PROBLEM DETAILS: Everything from the first line down to the line containing "plt.rcParams['font.family'] = ['Liberation" is to be retyped exactly, both ends included, with pictures left out.

GIVEN DATA:
====
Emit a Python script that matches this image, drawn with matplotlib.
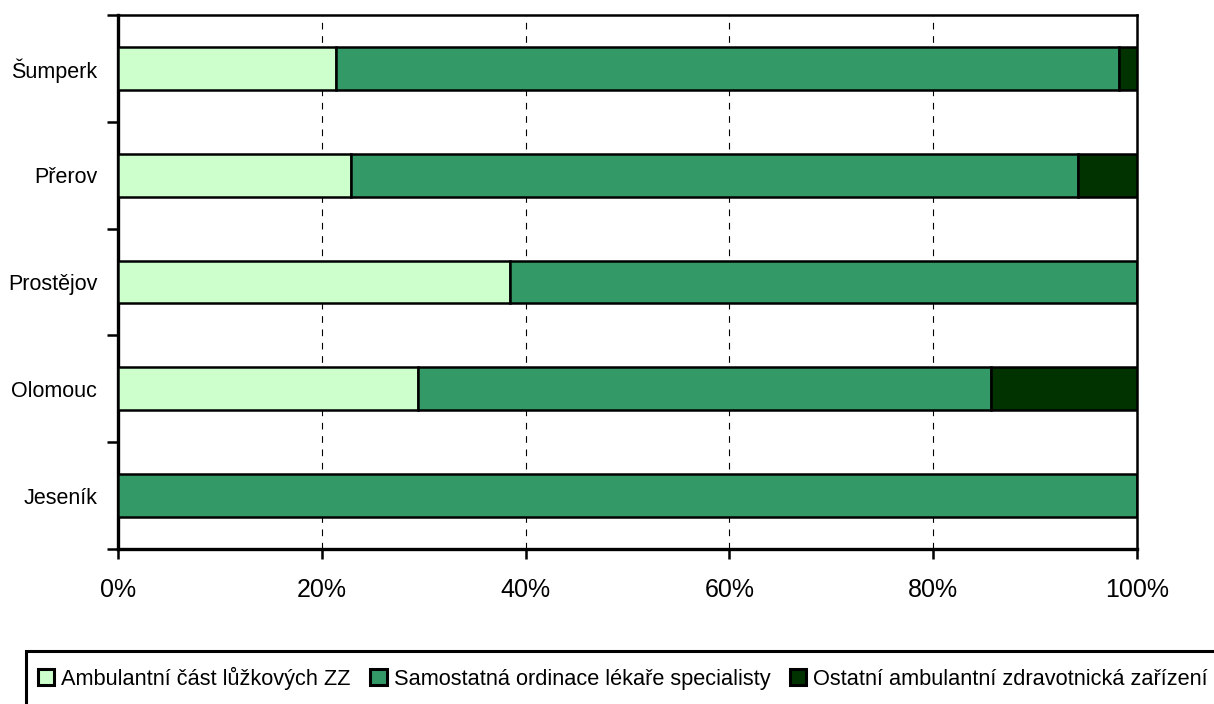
import numpy as np
import matplotlib
matplotlib.use("Agg")
import matplotlib.pyplot as plt
from matplotlib.patches import Rectangle
from matplotlib.ticker import PercentFormatter, FixedLocator

plt.rcParams['font.family'] = ['Liberation Sans', 'DejaVu Sans']

# data (share in %)
districts = ["Šumperk", "Přerov", "Prostějov", "Olomouc", "Jeseník"]
ambulantni_cast = [21.4, 22.9, 38.5, 29.4, 0.0]
samostatna_ordinace = [76.8, 71.3, 61.5, 56.3, 100.0]
ostatni_zarizeni = [1.8, 5.8, 0.0, 14.3, 0.0]

series_names = ["Ambulantní část lůžkových ZZ",
                "Samostatná ordinace lékaře specialisty",
                "Ostatní ambulantní zdravotnická zařízení"]
colors = ["#CCFFCC", "#339966", "#003300"]

W, H = 1214, 704
fig = plt.figure(figsize=(W / 100, H / 100), dpi=100)
ax = fig.add_axes([118 / W, 1 - 549 / H, (1137 - 118) / W, (549 - 15) / H])

y = np.arange(len(districts))
left = np.zeros(len(districts))
for values, name, col in zip([ambulantni_cast, samostatna_ordinace, ostatni_zarizeni], series_names, colors):
    vals = np.array(values)
    ax.barh(y, vals, left=left, height=0.4, color=col, edgecolor="black", linewidth=1.8, label=name, zorder=3)
    left = left + vals

ax.set_xlim(0, 100)
ax.set_ylim(len(districts) - 0.5, -0.5)

ax.xaxis.set_major_locator(FixedLocator([0, 20, 40, 60, 80, 100]))
ax.xaxis.set_major_formatter(PercentFormatter(decimals=0))
ax.tick_params(axis="x", direction="out", length=7, width=1.8, labelsize=18, pad=14)

ax.set_yticks(y)
ax.set_yticklabels(districts)
ax.yaxis.set_minor_locator(FixedLocator(np.arange(-0.5, len(districts), 1.0)))
ax.tick_params(axis="y", which="major", length=0, labelsize=15.5, pad=15)
ax.tick_params(axis="y", which="minor", direction="out", length=8, width=1.8)

for x in [20, 40, 60, 80]:
    ax.axvline(x, color="black", linestyle=(0, (6, 6)), linewidth=0.8, zorder=1)

for side in ["left", "bottom"]:
    ax.spines[side].set_linewidth(2.4)
for side in ["top", "right"]:
    ax.spines[side].set_linewidth(1.8)

# legend frame runs past the right and bottom edge of the picture
fig.patches.append(Rectangle((25.5 / W, -0.1), 1.2, 1.1 - 651 / H, transform=fig.transFigure,
                             facecolor="none", edgecolor="black", linewidth=2.2))

leg = fig.legend(loc="center left", bbox_to_anchor=(38 / W, 1 - 678 / H), ncol=3,
                 fontsize=15.7, frameon=False,
                 handlelength=0.75, handleheight=0.75, handletextpad=0.32, columnspacing=0.9,
                 borderpad=0, borderaxespad=0)
for h in leg.legend_handles:
    h.set_linewidth(2.2)

plt.savefig("out.png", dpi=100, facecolor="white")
====
FULL OUTPUT:
Emit a Python script that matches this image, drawn with matplotlib.
import numpy as np
import matplotlib
matplotlib.use("Agg")
import matplotlib.pyplot as plt
from matplotlib.patches import Rectangle
from matplotlib.ticker import PercentFormatter, FixedLocator

plt.rcParams['font.family'] = ['Liberation Sans', 'DejaVu Sans']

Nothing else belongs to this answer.